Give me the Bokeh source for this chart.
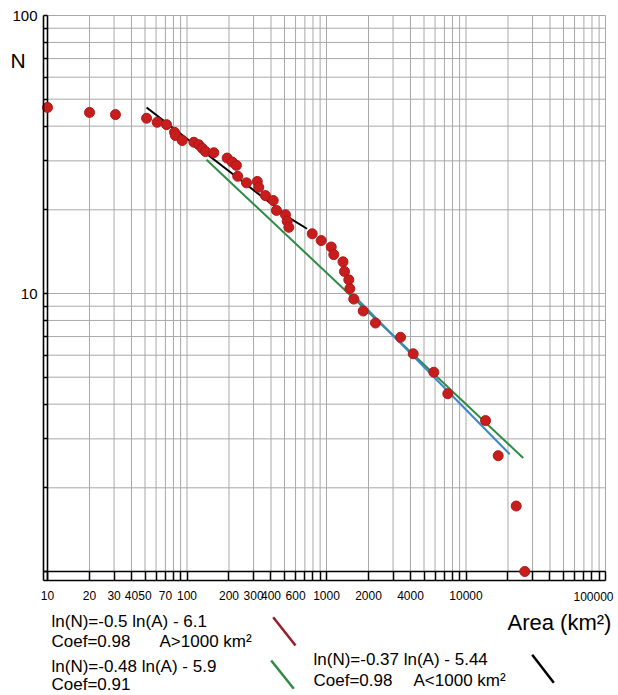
from bokeh.plotting import figure
from bokeh.models import Range1d, FixedTicker, Label, Arrow
from bokeh.embed import file_html
from bokeh.resources import INLINE

# ---- data ----
area = [10, 20, 30.7, 51.3, 61.1, 71.3, 81.4, 82.7, 92.4, 112,
        121.5, 128.5, 135.7, 155.6, 194, 211, 226, 231, 267, 319,
        327, 365, 415, 438, 508, 523, 537, 790, 916, 1081,
        1128, 1313, 1346, 1445, 1469, 1569, 1833, 2245, 3393, 4183,
        5878, 7406, 13800, 17010, 22900, 26390]
count = [46.7, 44.8, 44.0, 42.7, 41.3, 40.5, 38.0, 37.0, 35.5, 35.0,
         34.3, 33.3, 32.4, 32.1, 30.7, 29.7, 28.9, 26.4, 25.0, 25.3,
         24.1, 22.5, 21.6, 19.9, 19.2, 18.2, 17.3, 16.4, 15.5, 14.7,
         13.8, 13.0, 12.0, 11.2, 10.4, 9.55, 8.65, 7.83, 6.96, 6.07,
         5.21, 4.36, 3.49, 2.61, 1.72, 1.0]

# fitted lines
black_area = [51.3, 552, 725]
black_n = [46.7, 18.6, 17.1]
green_area = [138, 25700]
green_n = [30.3, 2.56]
blue_area = [1614, 20600]
blue_n = [9.70, 2.64]

# ticks / tick labels
x_ticks = [m * 10 ** e for e in (1, 2, 3, 4) for m in range(1, 10)] + [100000]
x_labeled = [10, 20, 30, 40, 50, 70, 100, 200, 300, 400, 600, 1000, 2000, 4000, 10000]
y_ticks = [m * 10 ** e for e in (0, 1) for m in range(1, 10)] + [100]
y_labeled = [10, 100]

# legend texts: (text, left x, vertical middle y) in page pixels
legend_lines = [
    ("ln(N)=-0.5 ln(A) - 6.1", 51, 621),
    ("Coef=0.98", 51, 641),
    ("A>1000 km²", 159, 641),
    ("ln(N)=-0.48 ln(A) - 5.9", 51, 666),
    ("Coef=0.91", 51, 684),
    ("ln(N)=-0.37 ln(A) - 5.44", 313, 659),
    ("Coef=0.98", 313, 680),
    ("A<1000 km²", 413, 680),
]

# ---- page geometry (the frame fills the whole canvas) ----
W, H = 617, 694
FONT = "Liberation Sans"
X10_PX, XDEC = 47.0, 139.5      # page x of A=10, pixels per decade
Y100_PX, YDEC = 15.0, 278.0     # page y of N=100, pixels per decade

def xval(px):
    return 10 ** (1 + (px - X10_PX) / XDEC)

def yval(py):
    return 10 ** (2 - (py - Y100_PX) / YDEC)

x_lo, y_lo = xval(43), yval(580)     # outer ruler lines
x_min, x_max = x_ticks[0], x_ticks[-1]
y_min, y_max = y_ticks[0], y_ticks[-1]

p = figure(width=W, height=H, x_axis_type="log", y_axis_type="log",
           x_range=Range1d(xval(0), xval(W)), y_range=Range1d(yval(H), yval(0)),
           output_backend="svg", toolbar_location=None,
           min_border_left=0, min_border_right=0, min_border_top=0, min_border_bottom=0)
p.background_fill_color = "white"
p.border_fill_color = "white"
p.outline_line_color = None
p.xgrid.visible = False
p.ygrid.visible = False

xt = FixedTicker(ticks=x_ticks, minor_ticks=[])
yt = FixedTicker(ticks=y_ticks, minor_ticks=[])

# grid lines, limited to the data area
GRID = "#a8a8a8"
p.segment(x0=x_ticks, y0=[y_min] * len(x_ticks), x1=x_ticks, y1=[y_max] * len(x_ticks),
          line_color=GRID, line_width=1)
p.segment(x0=[x_min] * len(y_ticks), y0=y_ticks, x1=[x_max] * len(y_ticks), y1=y_ticks,
          line_color=GRID, line_width=1)

# rulers: axes fixed at the outer lines
xa = p.xaxis[0]
xa.fixed_location = y_lo
xa.bounds = (x_lo, x_max)
xa.ticker = xt
xa.major_tick_in = 9
xa.major_tick_out = 0
xa.minor_tick_in = 0
xa.minor_tick_out = 0
xa.axis_line_width = 1.6
xa.axis_line_color = "black"
xa.major_tick_line_width = 1.5
xa.major_tick_line_color = "black"
xa.major_label_overrides = {t: (str(t) if t in x_labeled else "") for t in x_ticks}
xa.major_label_text_font = FONT
xa.major_label_text_font_size = "12px"
xa.major_label_text_color = "black"
xa.major_label_standoff = 10

ya = p.yaxis[0]
ya.fixed_location = x_lo
ya.bounds = (y_lo, y_max)
ya.ticker = yt
ya.major_tick_in = 4
ya.major_tick_out = 0
ya.minor_tick_in = 0
ya.minor_tick_out = 0
ya.axis_line_width = 1.6
ya.axis_line_color = "black"
ya.major_tick_line_width = 1.5
ya.major_tick_line_color = "black"
ya.major_label_overrides = {t: (str(t) if t in y_labeled else "") for t in y_ticks}
ya.major_label_text_font = FONT
ya.major_label_text_font_size = "15px"
ya.major_label_text_color = "black"
ya.major_label_standoff = 6

# inner ruler lines
p.line([x_min, x_min], [y_lo, y_max], line_color="black", line_width=1.6)
p.line([x_lo, x_max], [y_min, y_min], line_color="black", line_width=1.6)

# fitted lines
p.line(black_area, black_n, line_color="black", line_width=2)
p.line(green_area, green_n, line_color="#2f8a45", line_width=2)
p.line(blue_area, blue_n, line_color="#3a86c8", line_width=2)

# data points
p.scatter(area, count, size=10, fill_color="#c81d1d", line_color="#b01818", line_width=1)

def lab(text, px, py, size="17px", align="left", font=FONT):
    p.add_layout(Label(x=px, y=H - py, x_units="screen", y_units="screen",
                       text=text, text_font=font, text_font_size=size,
                       text_color="black", text_align=align, text_baseline="middle"))

for t, px, py in legend_lines:
    lab(t, px, py)

lab("Area (km²)", 507, 622, size="22px")
lab("N", 10, 60, size="21px")
# last x tick label, kept inside the canvas
lab("100000", 613, 596, size="12px", align="right")

def slash(x0, y0, x1, y1, color):
    p.add_layout(Arrow(x_start=x0, y_start=H - y0, x_end=x1, y_end=H - y1,
                       start_units="screen", end_units="screen", end=None,
                       line_color=color, line_width=2.5))

slash(272.7, 616.7, 295, 645, "#9b1b2a")
slash(270.7, 660, 293.3, 688.3, "#2f8a45")
slash(531.7, 654.3, 553.3, 682.3, "black")

open("out.html", "w").write(file_html(p, INLINE))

--

_WHAT TO PRODUCE_. Transcribe the opening line of the listing above, please, and every line after it through the line with "from bokeh.resources import INLINE", word for word, without pictures.

_COMPLETE RESPONSE_.
Give me the Bokeh source for this chart.
from bokeh.plotting import figure
from bokeh.models import Range1d, FixedTicker, Label, Arrow
from bokeh.embed import file_html
from bokeh.resources import INLINE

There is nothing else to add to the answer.